Nanako Takeko armada con una katana. Recuperado de: https://losojosdehipatia.com.es/cultura/historia/nakano-takeko-la-ultima-guerrera-de-japon/

    Nanako Takeko está considerada como la ultima guerrera samurai de Japón, y su historia es bastante reciente, pues solo debemos remontarnos dos siglos atrás y situarnos en la segunda mitad del siglo XIX.
Nanako nació en el año 1847 en la ciudad de Edo (actual Tokio), y como muchas mujeres que pertenecían a la clase samurai, ella también fue instruida en artes marciales desde niña, volviéndose una verdadera maestra en el manejo de la naginata, conocimientos que también traspasó a otras mujeres de la zona. Al morir su padre, Nanako sería adoptada por su sensei (maestro), con el cual viviría hasta el fin de sus días.

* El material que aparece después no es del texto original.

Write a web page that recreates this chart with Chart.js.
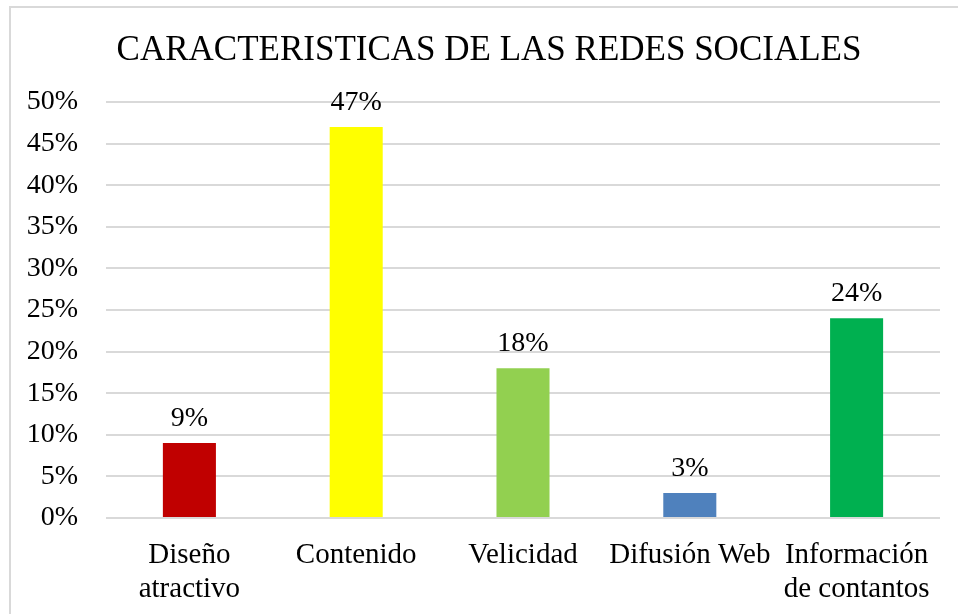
<!DOCTYPE html>
<html>
<head>
<meta charset="utf-8">
<script src="https://cdn.jsdelivr.net/npm/chart.js@4"></script>
<style>
  html, body { margin: 0; padding: 0; background: #fff; }
  #wrap { position: relative; width: 958px; height: 614px; overflow: hidden; }
  #marco { position: absolute; left: 9px; top: 6px; width: 970px; height: 630px; border: 2px solid #d9d9d9; pointer-events: none; }
</style>
</head>
<body>
<div id="wrap">
  <canvas id="grafico" width="958" height="614"></canvas>
  <div id="marco"></div>
</div>
<script>
// datos del grafico
const categorias = [["Diseño", "atractivo"], "Contenido", "Velicidad", "Difusión Web", ["Información", "de contantos"]];
const valores = [9, 47, 18, 3, 24];
const colores = ["#C00000", "#FFFF00", "#92D050", "#4F81BD", "#00B050"];
const titulo = "CARACTERISTICAS DE LAS REDES SOCIALES";

const fuente = "'Liberation Serif', 'Times New Roman', serif";

// etiquetas encima de cada barra
const etiquetasBarras = {
  id: "etiquetasBarras",
  afterDatasetsDraw(chart) {
    const ctx = chart.ctx;
    const meta = chart.getDatasetMeta(0);
    ctx.save();
    ctx.font = "28px " + fuente;
    ctx.fillStyle = "#000";
    ctx.textAlign = "center";
    ctx.textBaseline = "alphabetic";
    meta.data.forEach(function (barra, i) {
      ctx.fillText(valores[i] + "%", barra.x, barra.y - 17);
    });
    ctx.restore();
  }
};

// el titulo va un poco a la derecha, como en el original
const moverTitulo = {
  id: "moverTitulo",
  afterLayout(chart) {
    if (chart.titleBlock) {
      chart.titleBlock.left += 19;
      chart.titleBlock.right += 19;
    }
  }
};

new Chart(document.getElementById("grafico"), {
  type: "bar",
  data: {
    labels: categorias,
    datasets: [{
      data: valores,
      backgroundColor: colores,
      barPercentage: 0.318,
      categoryPercentage: 1
    }]
  },
  options: {
    responsive: false,
    animation: false,
    layout: { padding: { left: 0, right: 18, top: 0, bottom: 0 } },
    plugins: {
      legend: { display: false },
      tooltip: { enabled: false },
      title: {
        display: true,
        text: titulo,
        color: "#000",
        font: { family: fuente, size: 35, weight: "normal", lineHeight: 1.2 },
        padding: { top: 30, bottom: 30 }
      }
    },
    scales: {
      x: {
        grid: { display: false },
        border: { display: false },
        ticks: {
          color: "#000",
          font: { family: fuente, size: 29, lineHeight: 1.17 },
          padding: 12,
          maxRotation: 0,
          autoSkip: false
        },
        afterFit: function (scale) { scale.height = 96; }
      },
      y: {
        min: 0,
        max: 50,
        grid: { color: "#d9d9d9", lineWidth: 2, drawTicks: false },
        border: { display: false },
        ticks: {
          stepSize: 5,
          color: "#000",
          padding: 28,
          font: { family: fuente, size: 28 },
          callback: function (v) { return v + "%"; }
        },
        afterFit: function (scale) { scale.width = 106; }
      }
    }
  },
  plugins: [etiquetasBarras, moverTitulo]
});
</script>
</body>
</html>
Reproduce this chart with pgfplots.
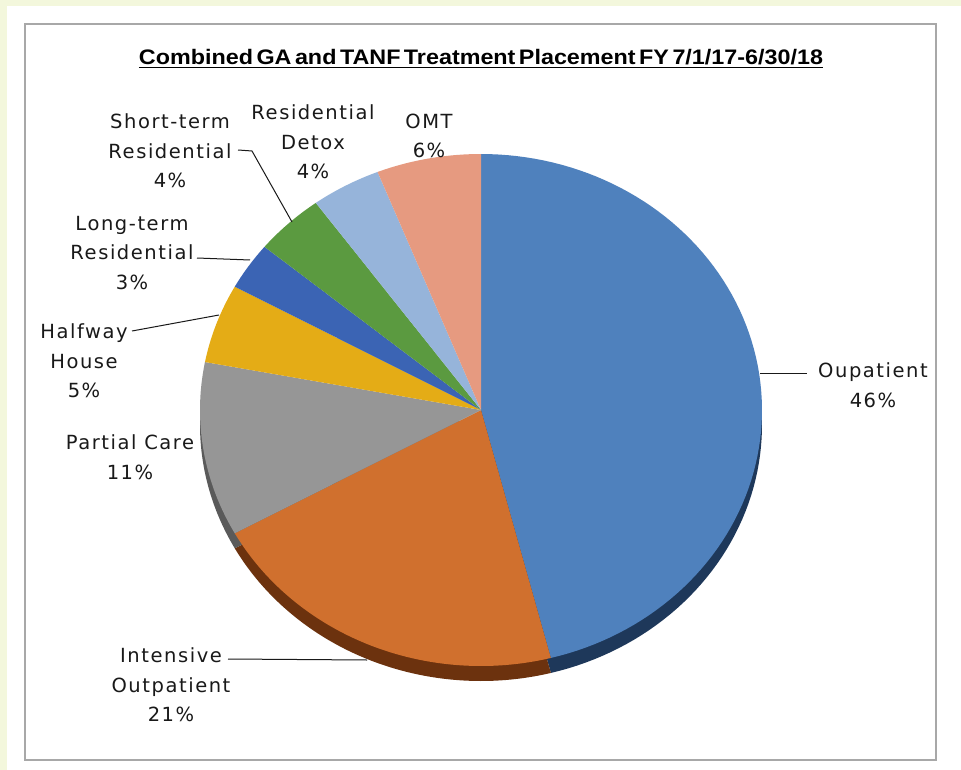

    Sobre Nanako debemos señalar, al igual que Tomoe, a la que admiraba profundamente desde niña. Era una samurai que también se desligaba por completo de los cánones de la sumisión femenina ante una figura masculina. Esto se observa en las numerosas batallas de las que formó parte, donde ella misma comandaba un ejercito independiente de mujeres durante las Guerras Boshin (conflicto bélico ocurrido entre 1868 y 1869 que enfrentó al clan Tokugawa contra los Meiji) donde murió en combate en la batalla de Aizu a causa de una herida de bala en el pecho. Fue enterrada en el templo de Hokaiji, donde cada año se le rinde culto.

Monumento a Nanako Takeko en el templo Hokaiji. Recuperado de: http://www.la-pierre-et-le-sabre-iaido18.fr/samourai.html


 Bibliografía:

Calvo García, Patricia. Cultura y feminidad en Japón. Una perpectiva de género a través de las obras de Yasunari Kawabata. Castellón de la Plana: Universitat Jaume I, 2016.

Castillo Morales, Jose Luis. Onna-Bugeisha: La mujer guerrera japonesa del siglo XII y el quebrantamiento del discurso de la debilidad femenina. Santiago de Chile: Universidad de Santiago de Chile, 2017.

Díez Galindo, David. "Las temidas guerreras samuráis: las denominadas onna bugeisha". En  IX Congreso Virtual sobre la Historia de las Mujeres, 137 - 143. Jaen: Archivo Diocesano de Jaen, 2017.

Turnbull, Stephen. Samurai Women 1184 - 1877. Great Britain: Osprey Publishing, 2010.